Can a management corporation suspend the usage of the common facilities or common services due to arrears owing by a proprietor, which arrears are disputed by the proprietor?
Case:
PERBADANAN PENGURUSAN 3 TWO SQUARE v. 3 TWO SQUARE SDN BHD [2020] 1 LNS 1377
Brief Facts:
- Perbadanan Pengurusan 3 Two Square is the management corporation (“MC”) for 3 Two Square (“Development”), which was developed by 3 Two Square Sdn Bhd (“Developer”).
- The Development is a mixed development comprising of 6 commercial blocks owned by various parcel owners including the Developer which owns the last block of the Development (“Block F”).
- The MC claims that the Developer had failed to make payment of its maintenance and sinking fund charges over several years, which arrears amount to RM4,751,805-52 as at 31 October 2019, and continues to accumulate with non-payment of the charges on a daily basis (“Arrears”), leading to the MC filing a suit against the Developer to recover the Arrears.
- The Developer on the other hand, disputes the validity of the sums claimed.
- The MC had issued two (2) written statutory notices for payment in Form 20 (“Notices for Payment”) pursuant to Regulation 31 of the Strata Management (Maintenance and Management) Regulations 2015 (“Regulations”).
- The above events culminated in the issuance of a letter dated 12 June 2020 from the MC notifying the Developer that the Arrears had not been paid and consequently, the MC was invoking its statutory powers pursuant to By-Law 6(5) of the Third Schedule of the Regulations to stop or suspend the usage of the common facilities or common services provided by the MC.
- The suspended services are as follows and was to continue until the MC is in receipt of the Arrears:
1. limiting the usage of lifts for Block F to only 1 unit at any given 1 time;
2. all toilets in every floor on Block F are closed except for toilets on the 7th floor;
3. the chiller and cooling tower will be switched on from 8.00am to 4.00pm for Block F on weekdays only and will not operate on weekends and public holidays.
- On the same date, the MC affixed the suspension notices on the notice board of Block F.

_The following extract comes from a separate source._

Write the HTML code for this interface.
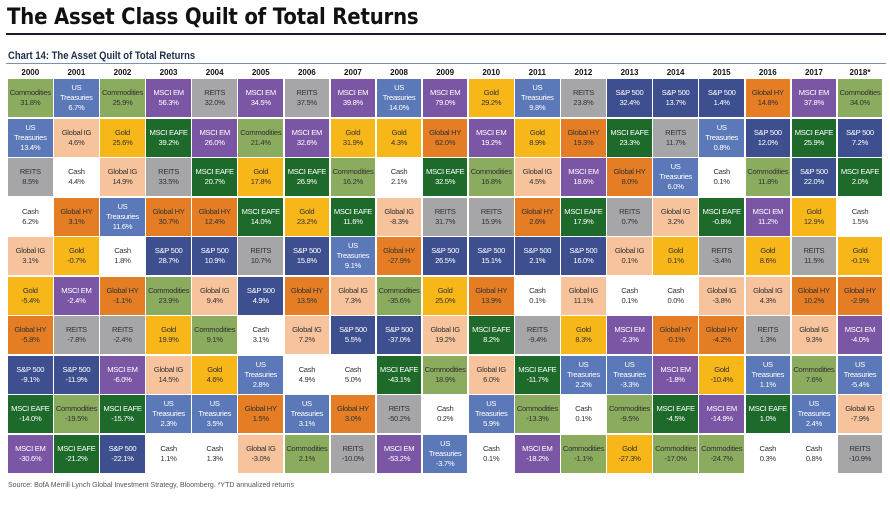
<!DOCTYPE html>
<html><head><meta charset="utf-8"><style>
body{margin:0;width:890px;height:507px;background:#fff;position:relative;overflow:hidden;font-family:"Liberation Sans",sans-serif}
.t{position:absolute;left:7px;top:5px;font:bold 22px "DejaVu Sans",sans-serif;color:#111;letter-spacing:-0.2px;transform:scaleX(0.895);transform-origin:0 0;white-space:nowrap}
.l1{position:absolute;left:6px;top:33px;width:880px;height:2px;background:#1a1a2a}
.s{position:absolute;left:8px;top:50px;font:bold 11px "Liberation Sans Narrow","Liberation Sans",sans-serif;color:#1f2d4a;transform:scaleX(0.86);transform-origin:0 0;white-space:nowrap}
.l2{position:absolute;left:6px;top:63px;width:880px;height:1px;background:#7d8fb3}
.yr{position:absolute;top:68px;left:8px;display:grid;grid-template-columns:repeat(19,44.6px);column-gap:1.5px;font:bold 8px "Liberation Sans",sans-serif;text-align:center;color:#111}
.g{position:absolute;left:8px;top:79px;display:grid;grid-template-columns:repeat(19,44.6px);grid-template-rows:repeat(10,38px);gap:1.5px;grid-auto-flow:column}
.c{display:flex;align-items:center;justify-content:center;text-align:center;font-size:7.6px;line-height:10px;letter-spacing:-0.3px;color:#333}
.co{background:#8bab5f}.ut{background:#5b78b8;color:#fff}.em{background:#7b56a5;color:#fff}.re{background:#a6a6a8}
.go{background:#f8b719}.ig{background:#f6c39c}.ea{background:#1d6a2b;color:#fff}.hy{background:#e47d24}
.sp{background:#3d4f8e;color:#fff}.ca{background:#fff}
.src{position:absolute;left:8px;top:482px;font-size:7px;color:#555}
</style></head><body>
<div class="t">The Asset Class Quilt of Total Returns</div>
<div class="l1"></div>
<div class="s">Chart 14: The Asset Quilt of Total Returns</div>
<div class="l2"></div>
<div class="yr"><div>2000</div><div>2001</div><div>2002</div><div>2003</div><div>2004</div><div>2005</div><div>2006</div><div>2007</div><div>2008</div><div>2009</div><div>2010</div><div>2011</div><div>2012</div><div>2013</div><div>2014</div><div>2015</div><div>2016</div><div>2017</div><div>2018*</div></div>
<div class="g">
<div class="c co">Commodities<br>31.8%</div><div class="c ut">US<br>Treasuries<br>13.4%</div><div class="c re">REITS<br>8.5%</div><div class="c ca">Cash<br>6.2%</div><div class="c ig">Global IG<br>3.1%</div><div class="c go">Gold<br>-5.4%</div><div class="c hy">Global HY<br>-5.8%</div><div class="c sp">S&amp;P 500<br>-9.1%</div><div class="c ea">MSCI EAFE<br>-14.0%</div><div class="c em">MSCI EM<br>-30.6%</div>
<div class="c ut">US<br>Treasuries<br>6.7%</div><div class="c ig">Global IG<br>4.6%</div><div class="c ca">Cash<br>4.4%</div><div class="c hy">Global HY<br>3.1%</div><div class="c go">Gold<br>-0.7%</div><div class="c em">MSCI EM<br>-2.4%</div><div class="c re">REITS<br>-7.8%</div><div class="c sp">S&amp;P 500<br>-11.9%</div><div class="c co">Commodities<br>-19.5%</div><div class="c ea">MSCI EAFE<br>-21.2%</div>
<div class="c co">Commodities<br>25.9%</div><div class="c go">Gold<br>25.6%</div><div class="c ig">Global IG<br>14.9%</div><div class="c ut">US<br>Treasuries<br>11.6%</div><div class="c ca">Cash<br>1.8%</div><div class="c hy">Global HY<br>-1.1%</div><div class="c re">REITS<br>-2.4%</div><div class="c em">MSCI EM<br>-6.0%</div><div class="c ea">MSCI EAFE<br>-15.7%</div><div class="c sp">S&amp;P 500<br>-22.1%</div>
<div class="c em">MSCI EM<br>56.3%</div><div class="c ea">MSCI EAFE<br>39.2%</div><div class="c re">REITS<br>33.5%</div><div class="c hy">Global HY<br>30.7%</div><div class="c sp">S&amp;P 500<br>28.7%</div><div class="c co">Commodities<br>23.9%</div><div class="c go">Gold<br>19.9%</div><div class="c ig">Global IG<br>14.5%</div><div class="c ut">US<br>Treasuries<br>2.3%</div><div class="c ca">Cash<br>1.1%</div>
<div class="c re">REITS<br>32.0%</div><div class="c em">MSCI EM<br>26.0%</div><div class="c ea">MSCI EAFE<br>20.7%</div><div class="c hy">Global HY<br>12.4%</div><div class="c sp">S&amp;P 500<br>10.9%</div><div class="c ig">Global IG<br>9.4%</div><div class="c co">Commodities<br>9.1%</div><div class="c go">Gold<br>4.6%</div><div class="c ut">US<br>Treasuries<br>3.5%</div><div class="c ca">Cash<br>1.3%</div>
<div class="c em">MSCI EM<br>34.5%</div><div class="c co">Commodities<br>21.4%</div><div class="c go">Gold<br>17.8%</div><div class="c ea">MSCI EAFE<br>14.0%</div><div class="c re">REITS<br>10.7%</div><div class="c sp">S&amp;P 500<br>4.9%</div><div class="c ca">Cash<br>3.1%</div><div class="c ut">US<br>Treasuries<br>2.8%</div><div class="c hy">Global HY<br>1.5%</div><div class="c ig">Global IG<br>-3.0%</div>
<div class="c re">REITS<br>37.5%</div><div class="c em">MSCI EM<br>32.6%</div><div class="c ea">MSCI EAFE<br>26.9%</div><div class="c go">Gold<br>23.2%</div><div class="c sp">S&amp;P 500<br>15.8%</div><div class="c hy">Global HY<br>13.5%</div><div class="c ig">Global IG<br>7.2%</div><div class="c ca">Cash<br>4.9%</div><div class="c ut">US<br>Treasuries<br>3.1%</div><div class="c co">Commodities<br>2.1%</div>
<div class="c em">MSCI EM<br>39.8%</div><div class="c go">Gold<br>31.9%</div><div class="c co">Commodities<br>16.2%</div><div class="c ea">MSCI EAFE<br>11.6%</div><div class="c ut">US<br>Treasuries<br>9.1%</div><div class="c ig">Global IG<br>7.3%</div><div class="c sp">S&amp;P 500<br>5.5%</div><div class="c ca">Cash<br>5.0%</div><div class="c hy">Global HY<br>3.0%</div><div class="c re">REITS<br>-10.0%</div>
<div class="c ut">US<br>Treasuries<br>14.0%</div><div class="c go">Gold<br>4.3%</div><div class="c ca">Cash<br>2.1%</div><div class="c ig">Global IG<br>-8.3%</div><div class="c hy">Global HY<br>-27.9%</div><div class="c co">Commodities<br>-35.6%</div><div class="c sp">S&amp;P 500<br>-37.0%</div><div class="c ea">MSCI EAFE<br>-43.1%</div><div class="c re">REITS<br>-50.2%</div><div class="c em">MSCI EM<br>-53.2%</div>
<div class="c em">MSCI EM<br>79.0%</div><div class="c hy">Global HY<br>62.0%</div><div class="c ea">MSCI EAFE<br>32.5%</div><div class="c re">REITS<br>31.7%</div><div class="c sp">S&amp;P 500<br>26.5%</div><div class="c go">Gold<br>25.0%</div><div class="c ig">Global IG<br>19.2%</div><div class="c co">Commodities<br>18.9%</div><div class="c ca">Cash<br>0.2%</div><div class="c ut">US<br>Treasuries<br>-3.7%</div>
<div class="c go">Gold<br>29.2%</div><div class="c em">MSCI EM<br>19.2%</div><div class="c co">Commodities<br>16.8%</div><div class="c re">REITS<br>15.9%</div><div class="c sp">S&amp;P 500<br>15.1%</div><div class="c hy">Global HY<br>13.9%</div><div class="c ea">MSCI EAFE<br>8.2%</div><div class="c ig">Global IG<br>6.0%</div><div class="c ut">US<br>Treasuries<br>5.9%</div><div class="c ca">Cash<br>0.1%</div>
<div class="c ut">US<br>Treasuries<br>9.8%</div><div class="c go">Gold<br>8.9%</div><div class="c ig">Global IG<br>4.5%</div><div class="c hy">Global HY<br>2.6%</div><div class="c sp">S&amp;P 500<br>2.1%</div><div class="c ca">Cash<br>0.1%</div><div class="c re">REITS<br>-9.4%</div><div class="c ea">MSCI EAFE<br>-11.7%</div><div class="c co">Commodities<br>-13.3%</div><div class="c em">MSCI EM<br>-18.2%</div>
<div class="c re">REITS<br>23.8%</div><div class="c hy">Global HY<br>19.3%</div><div class="c em">MSCI EM<br>18.6%</div><div class="c ea">MSCI EAFE<br>17.9%</div><div class="c sp">S&amp;P 500<br>16.0%</div><div class="c ig">Global IG<br>11.1%</div><div class="c go">Gold<br>8.3%</div><div class="c ut">US<br>Treasuries<br>2.2%</div><div class="c ca">Cash<br>0.1%</div><div class="c co">Commodities<br>-1.1%</div>
<div class="c sp">S&amp;P 500<br>32.4%</div><div class="c ea">MSCI EAFE<br>23.3%</div><div class="c hy">Global HY<br>8.0%</div><div class="c re">REITS<br>0.7%</div><div class="c ig">Global IG<br>0.1%</div><div class="c ca">Cash<br>0.1%</div><div class="c em">MSCI EM<br>-2.3%</div><div class="c ut">US<br>Treasuries<br>-3.3%</div><div class="c co">Commodities<br>-9.5%</div><div class="c go">Gold<br>-27.3%</div>
<div class="c sp">S&amp;P 500<br>13.7%</div><div class="c re">REITS<br>11.7%</div><div class="c ut">US<br>Treasuries<br>6.0%</div><div class="c ig">Global IG<br>3.2%</div><div class="c go">Gold<br>0.1%</div><div class="c ca">Cash<br>0.0%</div><div class="c hy">Global HY<br>-0.1%</div><div class="c em">MSCI EM<br>-1.8%</div><div class="c ea">MSCI EAFE<br>-4.5%</div><div class="c co">Commodities<br>-17.0%</div>
<div class="c sp">S&amp;P 500<br>1.4%</div><div class="c ut">US<br>Treasuries<br>0.8%</div><div class="c ca">Cash<br>0.1%</div><div class="c ea">MSCI EAFE<br>-0.8%</div><div class="c re">REITS<br>-3.4%</div><div class="c ig">Global IG<br>-3.8%</div><div class="c hy">Global HY<br>-4.2%</div><div class="c go">Gold<br>-10.4%</div><div class="c em">MSCI EM<br>-14.9%</div><div class="c co">Commodities<br>-24.7%</div>
<div class="c hy">Global HY<br>14.8%</div><div class="c sp">S&amp;P 500<br>12.0%</div><div class="c co">Commodities<br>11.8%</div><div class="c em">MSCI EM<br>11.2%</div><div class="c go">Gold<br>8.6%</div><div class="c ig">Global IG<br>4.3%</div><div class="c re">REITS<br>1.3%</div><div class="c ut">US<br>Treasuries<br>1.1%</div><div class="c ea">MSCI EAFE<br>1.0%</div><div class="c ca">Cash<br>0.3%</div>
<div class="c em">MSCI EM<br>37.8%</div><div class="c ea">MSCI EAFE<br>25.9%</div><div class="c sp">S&amp;P 500<br>22.0%</div><div class="c go">Gold<br>12.9%</div><div class="c re">REITS<br>11.5%</div><div class="c hy">Global HY<br>10.2%</div><div class="c ig">Global IG<br>9.3%</div><div class="c co">Commodities<br>7.6%</div><div class="c ut">US<br>Treasuries<br>2.4%</div><div class="c ca">Cash<br>0.8%</div>
<div class="c co">Commodities<br>34.0%</div><div class="c sp">S&amp;P 500<br>7.2%</div><div class="c ea">MSCI EAFE<br>2.0%</div><div class="c ca">Cash<br>1.5%</div><div class="c go">Gold<br>-0.1%</div><div class="c hy">Global HY<br>-2.9%</div><div class="c em">MSCI EM<br>-4.0%</div><div class="c ut">US<br>Treasuries<br>-5.4%</div><div class="c ig">Global IG<br>-7.9%</div><div class="c re">REITS<br>-10.9%</div>
</div>
<div class="src">Source: BofA Merrill Lynch Global Investment Strategy, Bloomberg. *YTD annualized returns</div>
</body></html>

- The suspension was implemented on 22 June 2020, leading the Developer to sue the MC on the basis that the suspension was unlawful.
- The Developer claimed that the amount of the Arrears was strongly disputed as the sums claimed together with the interest calculation was severely flawed on the following basis and it had in fact paid in full all the maintenance and sinking fund charges save for the charges unlawfully charged based on square footage:
1. the charging of maintenance and sinking fund charges ought to be according to number of share units and not square footage;
2. payment for electricity charges had been made by the Developer but which ought to have been borne by the MC;
3. double claim for electricity charges incurred in the common property was imposed;
4. the interest calculation stated in the running account could not be reconciled;
5. the MC had misapplied payments made by the Developer to disputed invoices and not invoices directed by the Developer.
HIGH COURT DECISION – FOUND IN FAVOUR OF MC!
The High Court dismissed the application by the Developer and found in favour of the MC. The court was of the view that the argument taken by the Developer that it cannot be a defaulter as there were no outstanding charges, and that it had disputed the legality of other charges imposed on it, is flawed. This argument would go against the clear wordings of By-Law 6(1) defining who a defaulter is. The recourse to suspension provided by By-Law 6(5) would then be meaningless as a defaulter can claim that outstanding charges are disputed to avoid the suspension.